The first draft of the Australia – United States Free Trade Agreement (FTA) (concluded on 8 February 2004) was released to the Australian public on Thursday, 4 March 2004.
Unlike the earlier Australia – Singapore Free Trade Agreement, there is no broad exemption for cultural services in the FTA. The Singapore approach leaves Australia free to maintain existing intellectual property (IP) and audiovisual regimes and to change them. The FTA approach is basically the opposite For instance, while Australia’s existing cultural commitments have been maintained, Australia’s ability to introduce new, more protective, measures for audiovisual services has been restricted. In particular, whether Australia can ensure adequate Australian program content in the future, irrespective of the mode of program delivery, is unclear. A number of the FTA’s provisions also require our IP laws and practices to change so that they are closer to corresponding US provisions that arguably support rights holders rather than users, and some of the changes, such as the copyright term extension, have been introduced when there is no evidence that they benefit anyone.
The general concern across all sectors of the cultural industry is that Australia’s approach to cultural issues in FTA (which was to have been largely the same as the Singapore exemption approach) has been altered without consultation with the industry, that the draft FTA lacks clarity on a number of key issues, and that FTA is not as positive, nor even as neutral, as the industry was led to expect.

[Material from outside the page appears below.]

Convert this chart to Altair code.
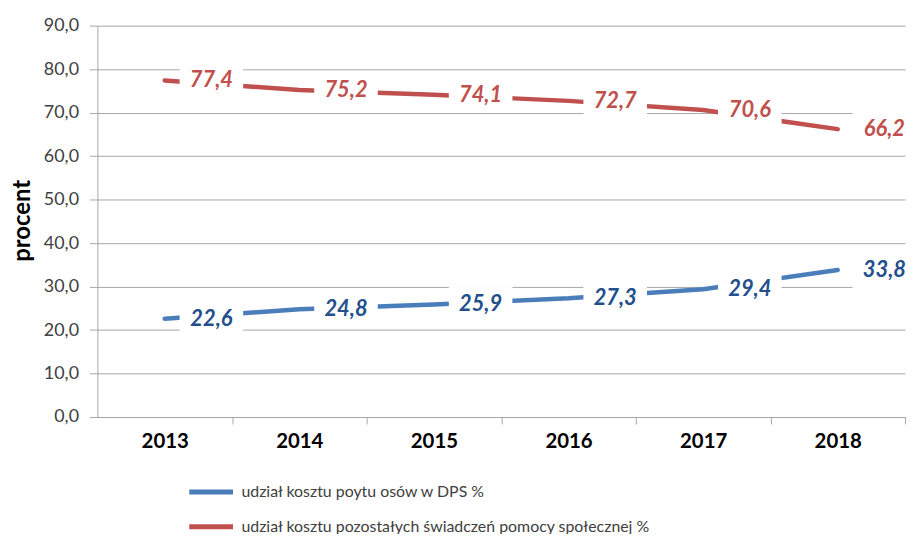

Aspects of AUSFTA especially relevant to the arts sector
The services and investment provisions
These are the provisions that deal with local content in the Australian audiovisual sector. Their effect includes that:
- the current 55% local content transmission quota for programming on free-to-air analogue and digital (except multi-channeling) prime time commercial TV is maintained but cannot be increased. Additionally, once lowered, levels can’t be reinstated;
- the current 80% local content transmission quota for advertising on free-to-air analogue and digital (except multi-channeling) commercial TV is maintained but cannot be increased. Additionally, once lowered, levels can’t be reinstated;
- the current 10% pay-TV programming expenditure on Australian drama production is maintained, and this percentage may be imposed on arts, children’s, documentary and educational programs. In relation to drama, the percentage can be increased to a maximum of 20%, but only after consultation with the US;
- subject to certain conditions, Australia can also maintain measures, and introduce new measures, in relation to:
- transmission quotas for multi-channeled free-to-air commercial TV and free-to-air commercial radio broadcasting but conditions are attached;
- ensuring that Australian content on interactive audio or video services or both is not unreasonably denied to Australian consumers. Do these services include digital services such as e-cinema?;
- broadcasting licensing and spectrum management; and
- tax concessions for investment in Australian film and TV production.
- Australia may maintain existing co-production arrangements and introduce new co-production arrangements.
- A party’s ability to provide public services, subsidies and grants is not restricted.
The IP provisions
These provisions cover copyright and related rights, trade marks, including geographical indications, domain names, industrial designs, patents, regulated products and IP enforcement. In relation to copyright, Australia’s obligations include:
- to extend the copyright term by about an extra 20 years to 70 years from publication of a film or sound recording and 70 years from the death of an author in the case of works. The extension will not apply retrospectively;
- within 2 years from the date that the FTA enters into force, to further restrict the circumvention of effective technological protection measures;
- to subject some unauthorised activities concerning devices or systems that decode an encrypted satellite signal to civil and criminal penalties;
- to add further criminal penalties and procedures; and
- to limit an ISP’s liability for allegedly infringing material on its systems or networks so long as the ISP complies with specified conditions which may have the effect that ISPs remove material without proof of copyright infringement.
When does the FTA become effective?
According to the Department of Foreign Affairs and Trade (DFAT), FTA is unlikely to come into force before 1 January 2005. Before it does:
- both the Australian and United States governments must complete their respective domestic approval processes;
- any necessary legislation must be passed in each country; and
- the governments must agree on the date for FTA’s entry into force.
Arts Law will continue to participate in the FTA debate, especially with other cultural organisations concerned by the concessions that have been made.